Most of us here at MacArthur Medical Center are parents, and as parents we would do ANYTHING to keep our children safe. One of the most important things we can do to protect our children, even when we’re not with them, is to ensure that they are properly immunized on time and in compliance with the immunization schedule set by The Centers for Disease Control and Prevention (CDC).
What is infant immunization?
Immunizations are also called vaccines. From the time a baby is born through their first 15 months, they will receive many vaccines, which will protect your baby from getting sick with diseases and illnesses that can make them very ill, cause life-long health issues, or cause death.
Because most people are now vaccinated and most people chose to vaccinate their children, we forget how life was before vaccines — when debilitating childhood illnesses caused severe complications or death almost every day. Today’s children get more shots than previous generations — this is good thing! It means our children are better protected from more than we were (or our parents). Gone are the days of chicken pox, polio, and mumps!
Vaccines work many ways, depending on the vaccine, but all of them are meant to keep your baby safe. The benefits of vaccines far outweigh any possible side-effects.
Children will receive vaccines from birth until 18 months, and are given boosters in throughout childhood from ages 4–6, and again at 11 years.
What is the infant immunization schedule?

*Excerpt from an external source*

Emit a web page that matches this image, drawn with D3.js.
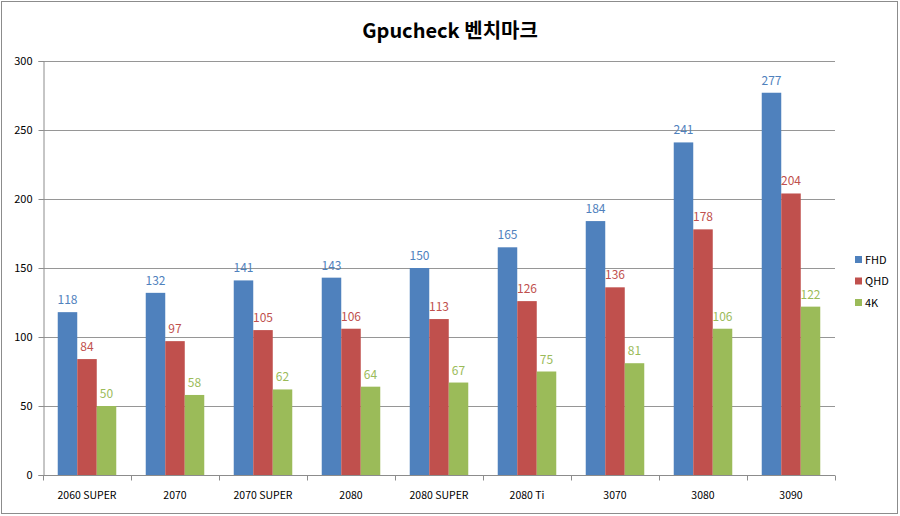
<!DOCTYPE html>
<html>
<head>
<meta charset="utf-8">
<script src="https://cdn.jsdelivr.net/npm/d3@7"></script>
<style>
  body { margin: 0; background: #fff; }
  text { font-family: "Noto Sans CJK KR", "Noto Sans", sans-serif; }
</style>
</head>
<body>
<div id="chart"></div>
<script>
var categories = ["2060 SUPER", "2070", "2070 SUPER", "2080", "2080 SUPER", "2080 Ti", "3070", "3080", "3090"];
var seriesNames = ["FHD", "QHD", "4K"];
var fhd = [118, 132, 141, 143, 150, 165, 184, 241, 277];
var qhd = [84, 97, 105, 106, 113, 126, 136, 178, 204];
var uhd = [50, 58, 62, 64, 67, 75, 81, 106, 122];
var yTicks = [0, 50, 100, 150, 200, 250, 300];
var colors = ["#4F81BD", "#C0504D", "#9BBB59"];

var width = 900, height = 516;
var margin = {top: 61, right: 65, bottom: 41, left: 43};

var svg = d3.select("#chart").append("svg")
    .attr("width", width)
    .attr("height", height);

// outer frame
svg.append("rect")
    .attr("x", 1.5).attr("y", 1.5)
    .attr("width", width - 4).attr("height", height - 4)
    .attr("fill", "none")
    .attr("stroke", "#8c8c8c")
    .attr("stroke-width", 1);

svg.append("text")
    .attr("x", 450).attr("y", 38)
    .attr("text-anchor", "middle")
    .attr("font-size", 20)
    .attr("font-weight", "bold")
    .attr("fill", "#000")
    .text("Gpucheck 벤치마크");

var x0 = d3.scaleBand()
    .domain(categories)
    .range([margin.left, width - margin.right])
    .paddingInner(0.335)
    .paddingOuter(0.1675);

var x1 = d3.scaleBand()
    .domain(seriesNames)
    .range([0, x0.bandwidth()]);

var y = d3.scaleLinear()
    .domain([0, 300])
    .range([height - margin.bottom, margin.top]);

// gridlines
svg.append("g")
    .selectAll("line")
    .data(yTicks.slice(1))
    .enter()
    .append("line")
    .attr("x1", margin.left)
    .attr("x2", width - margin.right)
    .attr("y1", function(d) { return Math.round(y(d)) + 0.5; })
    .attr("y2", function(d) { return Math.round(y(d)) + 0.5; })
    .attr("stroke", "#969696");

var series = [fhd, qhd, uhd];

var groups = svg.append("g")
    .selectAll("g")
    .data(categories)
    .enter()
    .append("g")
    .attr("transform", function(d) { return "translate(" + x0(d) + ",0)"; });

groups.selectAll("rect")
    .data(function(d, i) {
      return seriesNames.map(function(s, j) { return {s: s, v: series[j][i], c: colors[j]}; });
    })
    .enter()
    .append("rect")
    .attr("x", function(d) { return x1(d.s); })
    .attr("y", function(d) { return y(d.v); })
    .attr("width", x1.bandwidth())
    .attr("height", function(d) { return y(0) - y(d.v); })
    .attr("fill", function(d) { return d.c; });

groups.selectAll("text")
    .data(function(d, i) {
      return seriesNames.map(function(s, j) { return {s: s, v: series[j][i], c: colors[j]}; });
    })
    .enter()
    .append("text")
    .attr("x", function(d) { return x1(d.s) + x1.bandwidth() / 2; })
    .attr("y", function(d) { return y(d.v) - 8; })
    .attr("text-anchor", "middle")
    .attr("font-size", 12)
    .attr("fill", function(d) { return d.c; })
    .text(function(d) { return d.v; });

// y axis
var yAxis = svg.append("g")
    .attr("transform", "translate(" + (margin.left + 0.5) + ",0)")
    .call(d3.axisLeft(y).tickValues(yTicks).tickSize(5).tickPadding(6));
yAxis.select(".domain").attr("stroke", "#8c8c8c");
yAxis.selectAll(".tick line").attr("stroke", "#8c8c8c");
yAxis.selectAll(".tick text").attr("font-size", 11).attr("fill", "#000")
    .style("font-family", "'Noto Sans CJK KR', sans-serif");

// x axis with ticks on category boundaries
var xAxis = svg.append("g")
    .attr("transform", "translate(0," + (y(0) + 0.5) + ")");
xAxis.append("line")
    .attr("x1", margin.left).attr("x2", width - margin.right)
    .attr("stroke", "#8c8c8c");
var bounds = categories.map(function(c) { return x0(c) - x0.step() * x0.paddingOuter(); });
bounds.push(width - margin.right);
xAxis.selectAll("line.tk")
    .data(bounds)
    .enter()
    .append("line")
    .attr("class", "tk")
    .attr("x1", function(d) { return Math.round(d) + 0.5; })
    .attr("x2", function(d) { return Math.round(d) + 0.5; })
    .attr("y1", 0).attr("y2", 5)
    .attr("stroke", "#8c8c8c");
xAxis.selectAll("text")
    .data(categories)
    .enter()
    .append("text")
    .attr("x", function(d) { return x0(d) + x0.bandwidth() / 2; })
    .attr("y", 23)
    .attr("text-anchor", "middle")
    .attr("font-size", 10.5)
    .attr("fill", "#000")
    .text(function(d) { return d; });

// legend
var legend = svg.append("g")
    .selectAll("g")
    .data(seriesNames)
    .enter()
    .append("g")
    .attr("transform", function(d, i) { return "translate(855," + (256 + i * 21.5) + ")"; });
legend.append("rect")
    .attr("width", 7).attr("height", 7)
    .attr("fill", function(d, i) { return colors[i]; });
legend.append("text")
    .attr("x", 10).attr("y", 7.5)
    .attr("font-size", 11)
    .attr("fill", "#000")
    .text(function(d) { return d; });
</script>
</body>
</html>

The current vaccine schedule has been created by the CDC. It is important to stick to this schedule. Information on the internet or from your friends and family about “alternative” vaccine schedules may be well-intended, but it’s not a schedule or a plan that has been tested. Providers and medical offices which support untested, “alternative” vaccines schedules are not practicing evidence-based medicine.
- Going against the CDC’s vaccine schedule is risky and can cause harm to your baby (which we would never want!). Here is why:
- The “alternative” schedule has NOT been tested. The clinical trials and research studies that should bring confidence are swapped with schedules that have no evidence for success or safety.
- Delaying certain vaccines increase risks for infection because your baby hasn’t built up the proper immunity — meaning every play date, trip to the grocery store, or kiss from grandma is a risk.
- While there is NO data to support “alternative” vaccine schedules, there IS data to support that delaying or slowing vaccination increases the risk of some types of seizures after vaccination.
There is only benefit
There is no benefit to delaying vaccines or opting for an untested schedule. There is only risk. It is important to talk to your child’s medical provider if you’re considering an “alternative” schedule. Pediatricians will take the time to explain each vaccine your child receives, answer any questions you may have, and assure you that you are making the best decision to protect your child. After all, there is nothing more important to you than your child, and making sure they are safe from anything that could harm them.